*EXERCISE BRIEF*: Leave out the images and repeat the listing below without a single change.

━━━━━ GIVEN DATA

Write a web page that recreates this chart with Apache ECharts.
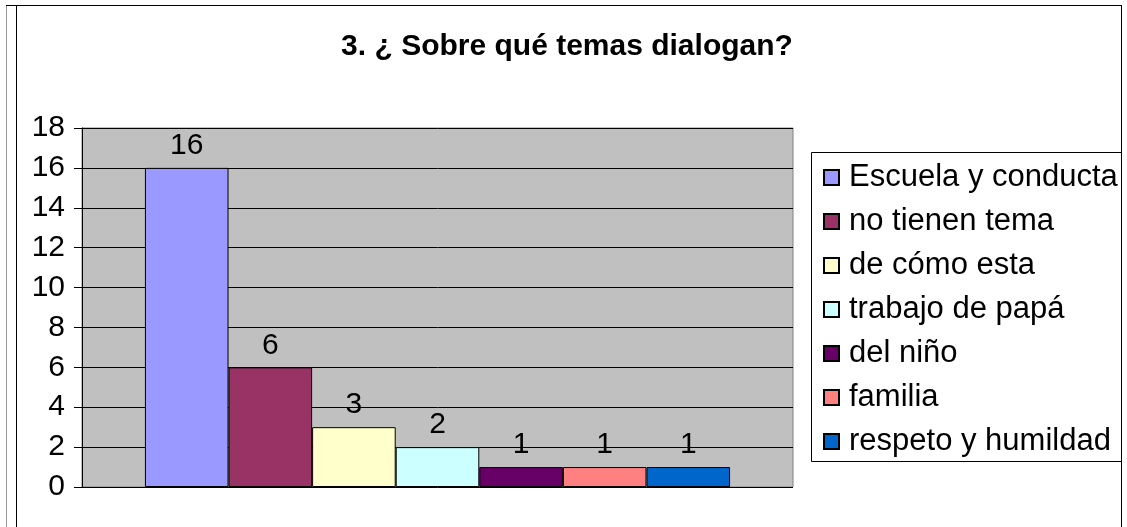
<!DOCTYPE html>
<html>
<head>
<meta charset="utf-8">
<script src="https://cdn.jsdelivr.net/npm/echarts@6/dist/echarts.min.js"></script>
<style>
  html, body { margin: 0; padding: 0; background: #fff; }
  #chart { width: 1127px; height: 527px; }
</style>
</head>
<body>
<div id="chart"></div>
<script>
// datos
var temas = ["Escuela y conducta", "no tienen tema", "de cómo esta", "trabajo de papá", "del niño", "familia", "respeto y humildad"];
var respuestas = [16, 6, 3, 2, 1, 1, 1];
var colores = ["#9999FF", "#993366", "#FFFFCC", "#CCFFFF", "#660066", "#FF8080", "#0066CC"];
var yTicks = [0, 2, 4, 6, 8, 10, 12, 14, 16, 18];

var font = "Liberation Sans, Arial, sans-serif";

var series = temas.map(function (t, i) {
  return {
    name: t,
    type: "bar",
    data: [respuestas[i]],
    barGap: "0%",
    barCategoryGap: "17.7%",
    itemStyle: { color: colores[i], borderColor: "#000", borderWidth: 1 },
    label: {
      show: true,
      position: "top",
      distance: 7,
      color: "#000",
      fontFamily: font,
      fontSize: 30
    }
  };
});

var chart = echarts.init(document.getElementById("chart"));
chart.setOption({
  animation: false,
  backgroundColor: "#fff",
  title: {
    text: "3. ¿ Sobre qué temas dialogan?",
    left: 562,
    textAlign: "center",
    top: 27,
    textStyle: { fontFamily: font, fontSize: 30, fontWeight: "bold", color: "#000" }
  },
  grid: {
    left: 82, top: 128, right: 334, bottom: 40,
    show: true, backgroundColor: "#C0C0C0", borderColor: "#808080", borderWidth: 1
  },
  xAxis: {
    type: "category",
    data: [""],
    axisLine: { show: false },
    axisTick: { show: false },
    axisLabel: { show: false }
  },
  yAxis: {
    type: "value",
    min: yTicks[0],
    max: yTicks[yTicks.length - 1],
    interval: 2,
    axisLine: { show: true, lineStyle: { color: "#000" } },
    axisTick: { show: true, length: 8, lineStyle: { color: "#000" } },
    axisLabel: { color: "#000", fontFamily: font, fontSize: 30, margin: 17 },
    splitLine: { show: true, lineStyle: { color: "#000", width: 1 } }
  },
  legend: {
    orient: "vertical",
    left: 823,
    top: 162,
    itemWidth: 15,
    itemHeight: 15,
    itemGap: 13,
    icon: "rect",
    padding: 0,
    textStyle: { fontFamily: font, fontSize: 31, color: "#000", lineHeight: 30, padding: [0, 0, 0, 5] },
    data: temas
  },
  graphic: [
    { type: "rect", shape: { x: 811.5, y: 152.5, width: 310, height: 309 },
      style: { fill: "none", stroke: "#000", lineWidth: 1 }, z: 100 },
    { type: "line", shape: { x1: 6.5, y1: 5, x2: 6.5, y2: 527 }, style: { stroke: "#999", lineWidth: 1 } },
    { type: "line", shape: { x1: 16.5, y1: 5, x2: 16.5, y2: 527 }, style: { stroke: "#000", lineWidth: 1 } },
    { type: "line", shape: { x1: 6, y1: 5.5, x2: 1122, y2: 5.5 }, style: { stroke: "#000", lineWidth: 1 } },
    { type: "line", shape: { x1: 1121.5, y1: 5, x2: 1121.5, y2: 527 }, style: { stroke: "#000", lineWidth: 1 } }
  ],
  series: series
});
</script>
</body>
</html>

━━━━━━━━━━

*TASK RESPONSE*:
Write a web page that recreates this chart with Apache ECharts.
<!DOCTYPE html>
<html>
<head>
<meta charset="utf-8">
<script src="https://cdn.jsdelivr.net/npm/echarts@6/dist/echarts.min.js"></script>
<style>
  html, body { margin: 0; padding: 0; background: #fff; }
  #chart { width: 1127px; height: 527px; }
</style>
</head>
<body>
<div id="chart"></div>
<script>
// datos
var temas = ["Escuela y conducta", "no tienen tema", "de cómo esta", "trabajo de papá", "del niño", "familia", "respeto y humildad"];
var respuestas = [16, 6, 3, 2, 1, 1, 1];
var colores = ["#9999FF", "#993366", "#FFFFCC", "#CCFFFF", "#660066", "#FF8080", "#0066CC"];
var yTicks = [0, 2, 4, 6, 8, 10, 12, 14, 16, 18];

var font = "Liberation Sans, Arial, sans-serif";

var series = temas.map(function (t, i) {
  return {
    name: t,
    type: "bar",
    data: [respuestas[i]],
    barGap: "0%",
    barCategoryGap: "17.7%",
    itemStyle: { color: colores[i], borderColor: "#000", borderWidth: 1 },
    label: {
      show: true,
      position: "top",
      distance: 7,
      color: "#000",
      fontFamily: font,
      fontSize: 30
    }
  };
});

var chart = echarts.init(document.getElementById("chart"));
chart.setOption({
  animation: false,
  backgroundColor: "#fff",
  title: {
    text: "3. ¿ Sobre qué temas dialogan?",
    left: 562,
    textAlign: "center",
    top: 27,
    textStyle: { fontFamily: font, fontSize: 30, fontWeight: "bold", color: "#000" }
  },
  grid: {
    left: 82, top: 128, right: 334, bottom: 40,
    show: true, backgroundColor: "#C0C0C0", borderColor: "#808080", borderWidth: 1
  },
  xAxis: {
    type: "category",
    data: [""],
    axisLine: { show: false },
    axisTick: { show: false },
    axisLabel: { show: false }
  },
  yAxis: {
    type: "value",
    min: yTicks[0],
    max: yTicks[yTicks.length - 1],
    interval: 2,
    axisLine: { show: true, lineStyle: { color: "#000" } },
    axisTick: { show: true, length: 8, lineStyle: { color: "#000" } },
    axisLabel: { color: "#000", fontFamily: font, fontSize: 30, margin: 17 },
    splitLine: { show: true, lineStyle: { color: "#000", width: 1 } }
  },
  legend: {
    orient: "vertical",
    left: 823,
    top: 162,
    itemWidth: 15,
    itemHeight: 15,
    itemGap: 13,
    icon: "rect",
    padding: 0,
    textStyle: { fontFamily: font, fontSize: 31, color: "#000", lineHeight: 30, padding: [0, 0, 0, 5] },
    data: temas
  },
  graphic: [
    { type: "rect", shape: { x: 811.5, y: 152.5, width: 310, height: 309 },
      style: { fill: "none", stroke: "#000", lineWidth: 1 }, z: 100 },
    { type: "line", shape: { x1: 6.5, y1: 5, x2: 6.5, y2: 527 }, style: { stroke: "#999", lineWidth: 1 } },
    { type: "line", shape: { x1: 16.5, y1: 5, x2: 16.5, y2: 527 }, style: { stroke: "#000", lineWidth: 1 } },
    { type: "line", shape: { x1: 6, y1: 5.5, x2: 1122, y2: 5.5 }, style: { stroke: "#000", lineWidth: 1 } },
    { type: "line", shape: { x1: 1121.5, y1: 5, x2: 1121.5, y2: 527 }, style: { stroke: "#000", lineWidth: 1 } }
  ],
  series: series
});
</script>
</body>
</html>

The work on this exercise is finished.